▸ PROBLEM DESCRIPTION: Write the data out again exactly, with no pictures.

▸ DATA LISTING:

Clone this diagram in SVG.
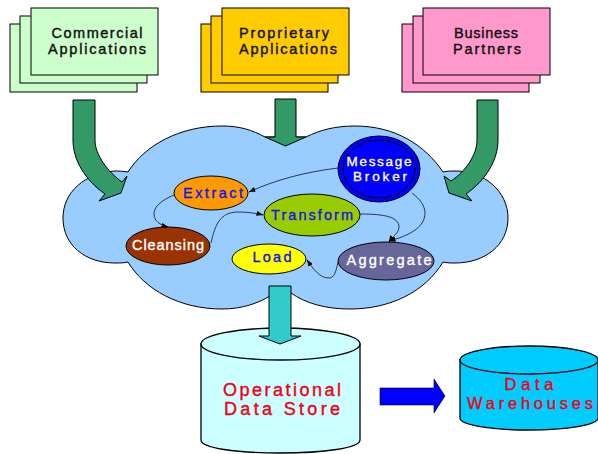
<svg xmlns="http://www.w3.org/2000/svg" width="598" height="454" viewBox="0 0 598 454">
<style>
text{font-family:"Liberation Sans",Arial,sans-serif;text-anchor:middle}
.s{stroke:#000;stroke-width:1}
.t{font-size:14.500px;fill:#111;stroke:#111;stroke-width:.4}
.e{font-size:14.500px;stroke-width:.35}
.m{font-size:13.500px}
.r{font-size:18px;fill:#f00016;stroke:#f00016;stroke-width:.4}
.d{font-size:16.500px}
.b{fill:#1414e6;stroke:#1414e6}.w{fill:#fff;stroke:#fff}
.g{fill:#339966;stroke:#000;stroke-width:1}
.c{fill:none;stroke:#111;stroke-width:.8;marker-end:url(#a)}
</style>
<defs>
<marker id="a" markerWidth="7" markerHeight="5" refX="6.500" refY="2.500" orient="auto" markerUnits="userSpaceOnUse"><path d="M0 0L7 2.500L0 5Z" fill="#000"/></marker>
</defs>
<g id="cloud"><path class="s" fill="#99ccff" d="M128 172C122 171 118 171 115 171C85 173 63 192 63 218C63 245 85 263 115 263C120 263 124 263 128 262C145 290 180 309 222 309C243 309 258 303 270 296L291 293C305 303 325 309 350 309C390 309 425 292 443 262C447 263 451 263 455 263C485 263 508 245 508 218C508 192 485 171 455 171C451 171 447 171 443 172C425 145 395 126 355 126C335 126 320 130 306 137L265 137C252 130 240 126 222 126C180 126 145 145 128 172Z"/></g>
<g id="commercial-applications">
<rect class="s" fill="#ccffcc" x="10" y="24" width="127" height="68"/><rect class="s" fill="#ccffcc" x="20" y="16" width="127" height="67"/><rect class="s" fill="#ccffcc" x="31" y="8" width="127" height="67"/>
<text class="t" x="97" y="38" textLength="91">Commercial</text><text class="t" x="97" y="54" textLength="98">Applications</text></g>
<g id="proprietary-applications">
<rect class="s" fill="#ffcc00" x="201" y="24" width="127" height="68"/><rect class="s" fill="#ffcc00" x="211" y="16" width="127" height="67"/><rect class="s" fill="#ffcc00" x="222" y="8" width="127" height="67"/>
<text class="t" x="284" y="38" textLength="90">Proprietary</text><text class="t" x="288" y="54" textLength="98">Applications</text></g>
<g id="business-partners">
<rect class="s" fill="#ff99cc" x="402" y="24" width="127" height="68"/><rect class="s" fill="#ff99cc" x="413" y="16" width="127" height="67"/><rect class="s" fill="#ff99cc" x="423" y="8" width="127" height="67"/>
<text class="t" x="486" y="38" textLength="64">Business</text><text class="t" x="487" y="54" textLength="68">Partners</text></g>
<g id="message-broker"><ellipse class="s" fill="#0000ff" cx="379" cy="169" rx="41" ry="33"/><ellipse class="s" fill="none" cx="379" cy="169" rx="36" ry="29"/>
<text class="e m w" x="379" y="166" textLength="65">Message</text><text class="e m w" x="380" y="181" textLength="54">Broker</text></g>
<g id="extract"><ellipse class="s" fill="#ff9900" cx="211" cy="193" rx="37" ry="17"/><text class="e b" x="213" y="198" textLength="60">Extract</text></g>
<g id="transform"><ellipse class="s" fill="#99cc00" cx="312" cy="215" rx="48" ry="21"/><text class="e b" x="312" y="220" textLength="82">Transform</text></g>
<g id="cleansing"><ellipse class="s" fill="#993300" cx="168" cy="246" rx="42" ry="19"/><text class="e w" x="168" y="250" textLength="72">Cleansing</text></g>
<g id="load"><ellipse class="s" fill="#ffff00" cx="269" cy="259" rx="37" ry="15"/><text class="e b" x="272" y="262" textLength="39">Load</text></g>
<g id="aggregate"><ellipse class="s" fill="#666699" cx="386" cy="261" rx="48" ry="19"/><text class="e w" x="389" y="265" textLength="85">Aggregate</text></g>
<g id="operational-data-store">
<path fill="#ccffff" stroke="#000" stroke-width="1.300" d="M201 344V440C201 448 236 453 280 453C324 453 360 448 360 440V344Z"/>
<ellipse fill="#ccffff" stroke="#000" stroke-width="1.300" cx="280.500" cy="344" rx="79.500" ry="16"/>
<text class="r" x="282" y="396" textLength="118">Operational</text><text class="r" x="282" y="415" textLength="116">Data Store</text></g>
<g id="data-warehouses">
<path fill="#00ccff" stroke="#000" stroke-width="1.300" d="M460 360V418C460 425 491 430 529 430C567 430 598 425 598 418V360Z"/>
<ellipse fill="#00ccff" stroke="#000" stroke-width="1.300" cx="529" cy="360" rx="69" ry="14"/>
<text class="r d" x="529" y="390" textLength="49">Data</text><text class="r d" x="530" y="409" textLength="126">Warehouses</text></g>
<g id="connectors">
<path class="g" d="M73 100H95V140C95 155 108 172 122 182L127 176L121 193L99 201L105 194C85 180 73 160 73 140Z"/>
<path class="g" d="M275 99H296V137H306L285.500 146L265 137H275Z"/>
<path class="g" d="M477 100H498V140C498 160 486 180 466 194L472 201L449 193L444 176L451 181C465 172 477 155 477 140Z"/>
<path class="c" d="M338 168C305 172 275 180 249 192"/>
<path class="c" d="M174 195C160 201 154 207 154 214C154 221 160 225 168 227"/>
<path class="c" d="M211 243C215 225 220 212 238 212C247 212 255 213 263 215"/>
<path class="c" d="M360 214C385 214 399 217 399 227C399 233 392 237 389 242"/>
<path class="c" d="M412 193C420 199 425 206 425 213C425 228 408 236 389 241"/>
<path class="c" d="M338 262C336 272 334 278 329 278C320 278 314 270 307 260"/>
<path fill="#33cccc" stroke="#000" d="M269 286H291V336H301L280 344L259 336H269Z"/>
<path fill="#0000ff" stroke="#000" stroke-width=".6" d="M380 388H434V379L445 396L434 413V405H380Z"/>
</g>
</svg>
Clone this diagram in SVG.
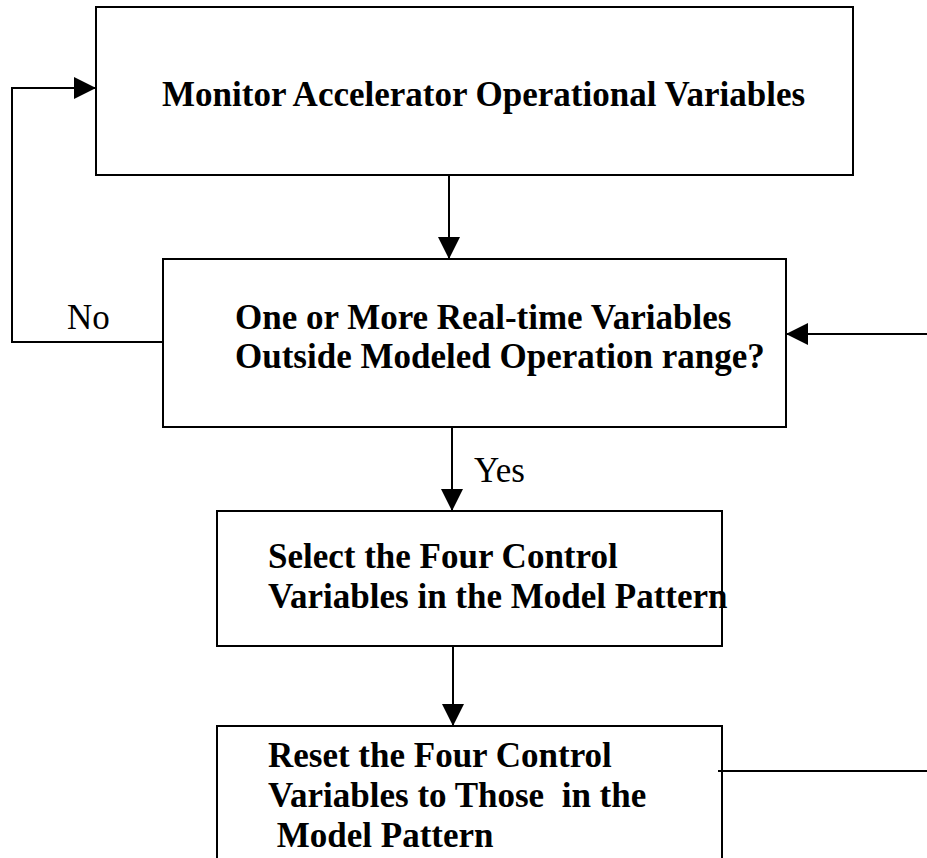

▸ THE OUTPUT:
Clone this diagram in SVG.
<svg xmlns="http://www.w3.org/2000/svg" width="598" height="454" viewBox="0 0 598 454">
<style>
text{font-family:"Liberation Sans",Arial,sans-serif;text-anchor:middle}
.s{stroke:#000;stroke-width:1}
.t{font-size:14.500px;fill:#111;stroke:#111;stroke-width:.4}
.e{font-size:14.500px;stroke-width:.35}
.m{font-size:13.500px}
.r{font-size:18px;fill:#f00016;stroke:#f00016;stroke-width:.4}
.d{font-size:16.500px}
.b{fill:#1414e6;stroke:#1414e6}.w{fill:#fff;stroke:#fff}
.g{fill:#339966;stroke:#000;stroke-width:1}
.c{fill:none;stroke:#111;stroke-width:.8;marker-end:url(#a)}
</style>
<defs>
<marker id="a" markerWidth="7" markerHeight="5" refX="6.500" refY="2.500" orient="auto" markerUnits="userSpaceOnUse"><path d="M0 0L7 2.500L0 5Z" fill="#000"/></marker>
</defs>
<g id="cloud"><path class="s" fill="#99ccff" d="M128 172C122 171 118 171 115 171C85 173 63 192 63 218C63 245 85 263 115 263C120 263 124 263 128 262C145 290 180 309 222 309C243 309 258 303 270 296L291 293C305 303 325 309 350 309C390 309 425 292 443 262C447 263 451 263 455 263C485 263 508 245 508 218C508 192 485 171 455 171C451 171 447 171 443 172C425 145 395 126 355 126C335 126 320 130 306 137L265 137C252 130 240 126 222 126C180 126 145 145 128 172Z"/></g>
<g id="commercial-applications">
<rect class="s" fill="#ccffcc" x="10" y="24" width="127" height="68"/><rect class="s" fill="#ccffcc" x="20" y="16" width="127" height="67"/><rect class="s" fill="#ccffcc" x="31" y="8" width="127" height="67"/>
<text class="t" x="97" y="38" textLength="91">Commercial</text><text class="t" x="97" y="54" textLength="98">Applications</text></g>
<g id="proprietary-applications">
<rect class="s" fill="#ffcc00" x="201" y="24" width="127" height="68"/><rect class="s" fill="#ffcc00" x="211" y="16" width="127" height="67"/><rect class="s" fill="#ffcc00" x="222" y="8" width="127" height="67"/>
<text class="t" x="284" y="38" textLength="90">Proprietary</text><text class="t" x="288" y="54" textLength="98">Applications</text></g>
<g id="business-partners">
<rect class="s" fill="#ff99cc" x="402" y="24" width="127" height="68"/><rect class="s" fill="#ff99cc" x="413" y="16" width="127" height="67"/><rect class="s" fill="#ff99cc" x="423" y="8" width="127" height="67"/>
<text class="t" x="486" y="38" textLength="64">Business</text><text class="t" x="487" y="54" textLength="68">Partners</text></g>
<g id="message-broker"><ellipse class="s" fill="#0000ff" cx="379" cy="169" rx="41" ry="33"/><ellipse class="s" fill="none" cx="379" cy="169" rx="36" ry="29"/>
<text class="e m w" x="379" y="166" textLength="65">Message</text><text class="e m w" x="380" y="181" textLength="54">Broker</text></g>
<g id="extract"><ellipse class="s" fill="#ff9900" cx="211" cy="193" rx="37" ry="17"/><text class="e b" x="213" y="198" textLength="60">Extract</text></g>
<g id="transform"><ellipse class="s" fill="#99cc00" cx="312" cy="215" rx="48" ry="21"/><text class="e b" x="312" y="220" textLength="82">Transform</text></g>
<g id="cleansing"><ellipse class="s" fill="#993300" cx="168" cy="246" rx="42" ry="19"/><text class="e w" x="168" y="250" textLength="72">Cleansing</text></g>
<g id="load"><ellipse class="s" fill="#ffff00" cx="269" cy="259" rx="37" ry="15"/><text class="e b" x="272" y="262" textLength="39">Load</text></g>
<g id="aggregate"><ellipse class="s" fill="#666699" cx="386" cy="261" rx="48" ry="19"/><text class="e w" x="389" y="265" textLength="85">Aggregate</text></g>
<g id="operational-data-store">
<path fill="#ccffff" stroke="#000" stroke-width="1.300" d="M201 344V440C201 448 236 453 280 453C324 453 360 448 360 440V344Z"/>
<ellipse fill="#ccffff" stroke="#000" stroke-width="1.300" cx="280.500" cy="344" rx="79.500" ry="16"/>
<text class="r" x="282" y="396" textLength="118">Operational</text><text class="r" x="282" y="415" textLength="116">Data Store</text></g>
<g id="data-warehouses">
<path fill="#00ccff" stroke="#000" stroke-width="1.300" d="M460 360V418C460 425 491 430 529 430C567 430 598 425 598 418V360Z"/>
<ellipse fill="#00ccff" stroke="#000" stroke-width="1.300" cx="529" cy="360" rx="69" ry="14"/>
<text class="r d" x="529" y="390" textLength="49">Data</text><text class="r d" x="530" y="409" textLength="126">Warehouses</text></g>
<g id="connectors">
<path class="g" d="M73 100H95V140C95 155 108 172 122 182L127 176L121 193L99 201L105 194C85 180 73 160 73 140Z"/>
<path class="g" d="M275 99H296V137H306L285.500 146L265 137H275Z"/>
<path class="g" d="M477 100H498V140C498 160 486 180 466 194L472 201L449 193L444 176L451 181C465 172 477 155 477 140Z"/>
<path class="c" d="M338 168C305 172 275 180 249 192"/>
<path class="c" d="M174 195C160 201 154 207 154 214C154 221 160 225 168 227"/>
<path class="c" d="M211 243C215 225 220 212 238 212C247 212 255 213 263 215"/>
<path class="c" d="M360 214C385 214 399 217 399 227C399 233 392 237 389 242"/>
<path class="c" d="M412 193C420 199 425 206 425 213C425 228 408 236 389 241"/>
<path class="c" d="M338 262C336 272 334 278 329 278C320 278 314 270 307 260"/>
<path fill="#33cccc" stroke="#000" d="M269 286H291V336H301L280 344L259 336H269Z"/>
<path fill="#0000ff" stroke="#000" stroke-width=".6" d="M380 388H434V379L445 396L434 413V405H380Z"/>
</g>
</svg>
Clone this diagram in SVG.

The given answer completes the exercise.